Most children live within 6 km of their school, a very manageable cycling distance for a healthy child. As a society we need to facilitate and encourage more children to cycle to school and to use their bicycles to socialise and explore their neighbourhoods.

With the 2006 census showing a mere 1.9% of adult commuters travelling by bicycle, cycling to work, school or college has become almost extinct. This is principally due to roads being cyclist-hostile due to (1) excessive traffic speeds and volumes, (2) badly designed and maintained cycling facilities, (3) proliferation of cyclist-hostile road infrastructure such as multi-lane one-way streets and multi-lane roundabouts, (4) poor cycle-parking provision and (5) poor driving standards, including close and dangerous overtaking.

In order for Ireland to meet its stringent Kyoto commitments, we urgently need to replace a large percentage of car journeys with cycling or walking. This applies particularly to journeys of under 6km. Such journeys can be accomplished relatively easily and quickly by bicycle in congested urban traffic. However, this modal shift can only happen if the roads are perceived to be safer, more pleasant places for newcomer cyclists and walkers.

Cyclist.ie does not seek the construction of additional cycle lanes and paths.
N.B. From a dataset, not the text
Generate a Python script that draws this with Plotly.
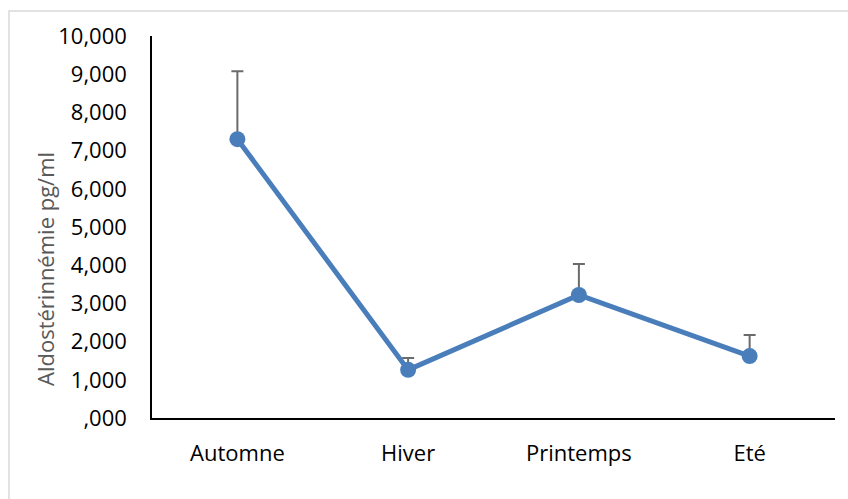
import plotly.graph_objects as go

# Seasonal aldosterone levels (mean with upper error bar)
seasons = ["Automne", "Hiver", "Printemps", "Eté"]
means = [7.30, 1.26, 3.22, 1.62]
err_plus = [1.78, 0.31, 0.81, 0.55]

tick_vals = [0, 1, 2, 3, 4, 5, 6, 7, 8, 9, 10]
tick_text = [",000", "1,000", "2,000", "3,000", "4,000", "5,000",
             "6,000", "7,000", "8,000", "9,000", "10,000"]

W, H = 848, 499
ML, MR, MT, MB = 152, 13, 36, 81
pw, ph = W - ML - MR, H - MT - MB


def px_x(x):
    return (x - ML) / pw


def px_y(y):
    return (H - MB - y) / ph


font_family = "Open Sans, Liberation Sans, sans-serif"

fig = go.Figure()
fig.add_trace(go.Scatter(
    x=seasons, y=means,
    mode="lines+markers",
    line=dict(color="#4a7ebb", width=5),
    marker=dict(color="#4a7ebb", size=16),
    error_y=dict(type="data", symmetric=False, array=err_plus,
                 arrayminus=[0] * len(means),
                 color="#6b6b6b", thickness=2, width=6),
    showlegend=False,
))

fig.update_layout(
    width=W, height=H,
    margin=dict(l=ML, r=MR, t=MT, b=MB),
    paper_bgcolor="white", plot_bgcolor="white",
    font=dict(family=font_family, size=22, color="black"),
    xaxis=dict(type="category", range=[-0.5, 3.5], showline=True,
               linecolor="black", linewidth=1.5, showgrid=False,
               ticks="", ticklabelstandoff=15, zeroline=False),
    yaxis=dict(range=[0, 10], tickvals=tick_vals, ticktext=tick_text,
               showline=True, linecolor="black", linewidth=1.5,
               showgrid=False, ticks="", ticklabelstandoff=19,
               zeroline=False),
    shapes=[dict(type="rect", xref="paper", yref="paper",
                 x0=px_x(9), x1=px_x(870), y0=px_y(520), y1=px_y(11),
                 line=dict(color="#d9d9d9", width=1.5), layer="below")],
    annotations=[dict(text="Aldostérinnémie pg/ml", textangle=-90,
                      xref="paper", yref="paper", x=px_x(45), y=px_y(269),
                      showarrow=False, xanchor="center", yanchor="middle",
                      font=dict(family=font_family, size=22, color="#595959"))],
)

fig.write_html("out.html")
It recognises that the mere painting of lines and rolling out of red tarmac treatments does not guarantee cyclists’ safety. Safety will come via globally revised road design standards, traffic law enforcement, and modifying drivers’ and cyclists’ behaviour in each other’s presence.

It seeks safer roads through (1) measures to restrict inappropriate traffic speeds and volumes and the introduction of a 30 km/h urban speed limit, (2) improved driver instruction, training and testing regimes that include safe interaction with cyclists, particularly for goods vehicle drivers, (3) enhanced road traffic law enforcement and new traffic regulations such as a defined minimum overtaking distance (1.5m) when drivers pass cyclists.
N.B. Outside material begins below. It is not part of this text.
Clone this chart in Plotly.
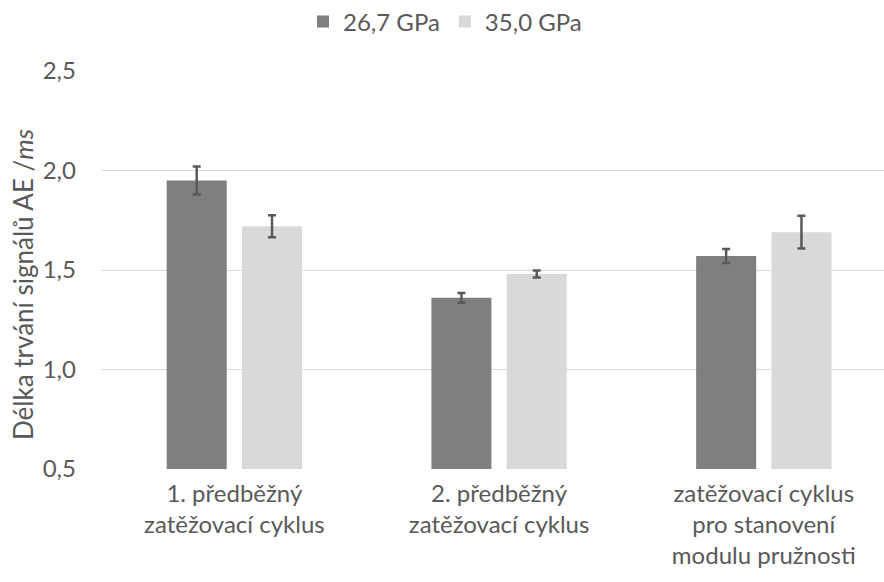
import plotly.graph_objects as go

categories = ["1. předběžný<br>zatěžovací cyklus",
              "2. předběžný<br>zatěžovací cyklus",
              "zatěžovací cyklus<br>pro stanovení<br>modulu pružnosti"]
series_names = ["26,7 GPa", "35,0 GPa"]
values_267 = [1.95, 1.36, 1.57]
errors_267 = [0.07, 0.025, 0.035]
values_350 = [1.72, 1.48, 1.69]
errors_350 = [0.055, 0.018, 0.082]
y_ticks = [0.5, 1.0, 1.5, 2.0, 2.5]
y_tick_labels = ["0,5", "1,0", "1,5", "2,0", "2,5"]

FONT = "Lato"
TXT = "#595959"
L, T, B = 102, 71, 113
PW, PH = 884 - L, 582 - T - B

fig = go.Figure()
for name, vals, errs, col in [(series_names[0], values_267, errors_267, "#7f7f7f"),
                              (series_names[1], values_350, errors_350, "#d9d9d9")]:
    fig.add_trace(go.Bar(
        x=categories, y=vals, name=name,
        marker=dict(color=col, line=dict(width=0)),
        error_y=dict(type="data", array=errs, visible=True,
                     color="#595959", thickness=2.5, width=4),
    ))

fig.update_layout(
    width=884, height=582,
    margin=dict(l=L, r=0, t=T, b=B, autoexpand=False),
    paper_bgcolor="white", plot_bgcolor="white",
    barmode="group", bargap=0.431, bargroupgap=0.203,
    font=dict(family=FONT, size=24, color=TXT),
    showlegend=True,
    legend=dict(orientation="h", xref="paper", yref="paper",
                x=(303 - L) / PW, xanchor="left", y=1 + (T - 22) / PH, yanchor="middle",
                font=dict(size=24, color=TXT), traceorder="normal",
                itemwidth=30),
    xaxis=dict(type="category", range=[-0.5, 2.454], showgrid=False,
               showline=False, ticks="", ticklabelstandoff=8, automargin=False,
               tickfont=dict(size=24, color=TXT)),
    yaxis=dict(range=[0.5, 2.5], tickvals=y_ticks, ticktext=y_tick_labels,
               showgrid=True, gridcolor="#d9d9d9", gridwidth=1.3,
               zeroline=False, showline=False, ticks="", automargin=False,
               ticklabelstandoff=25, tickfont=dict(size=24, color=TXT)),
    annotations=[dict(text="Délka trvání signálů AE /<i>ms</i>", textangle=-90,
                      xref="paper", yref="paper", x=(23 - L) / PW, y=(469 - 285) / PH,
                      xanchor="center", yanchor="middle", showarrow=False,
                      font=dict(size=26, color=TXT, family=FONT))],
)
fig.write_html("out.html", config={"displayModeBar": False},
               post_script="document.body.style.margin='0px';")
Cyclist.ie has already presented a detailed National Cycling Policy submission to the Minister for Transport, Mr. Noel Dempsey, TD under his Sustainable Travel and Transport Policy Initiative. Today, Cyclist.ie launches that document as a comprehensive guide for those interested in cycling in the Irish context. Cyclist.ie looks forward to co-operating with government and local authorities in selecting and applying the proven measures that its research shows to be most relevant to promoting cycling in Ireland.

NOTES:

Cyclist.ie is at http://www.cyclist.ie
The NCP submission to Department of Transport can be read at these URLs:
http://galwaycycling.org/files/publi…8_no_edits.pdf (2.67 MB)
http://seaview.mckillen.com/Cycling (PDF file titled NCP-Submission-19-10-08)
http://www.cyclist.ie/documents/National%20Cycling%20Promotion%20Policy%20Position%20Document%20-%20October%202008.pdf

Key measures to promote cycling include:

* motorised traffic speed reduction
* traffic volume reduction
* driver instruction and testing regimes that include safe interaction with cyclists.
* traffic skills training for cyclists starting at school level
* comprehensive provision of secure cycle parking
* elimination of urban multi-lane one-way streets
* two-way access for cyclists to one-way streets
* elimination of cyclist-hostile road features such as slip roads and large roundabouts
* bicycle friendly adaptations to traffic signals
* adequate road surface drainage and maintenance
* creation of a “cyclist permeable” urban environment
* restrictions on HGV access to urban areas
* shared bus/cycle lanes of appropriate safe width
* where appropriate, cycle lanes/hard shoulders of adequate width (2m minimum)

Note: The Cyclist.ie website is in development. It currently has a copy of this press release, links to the umbrella group members, and the consensus document available for download.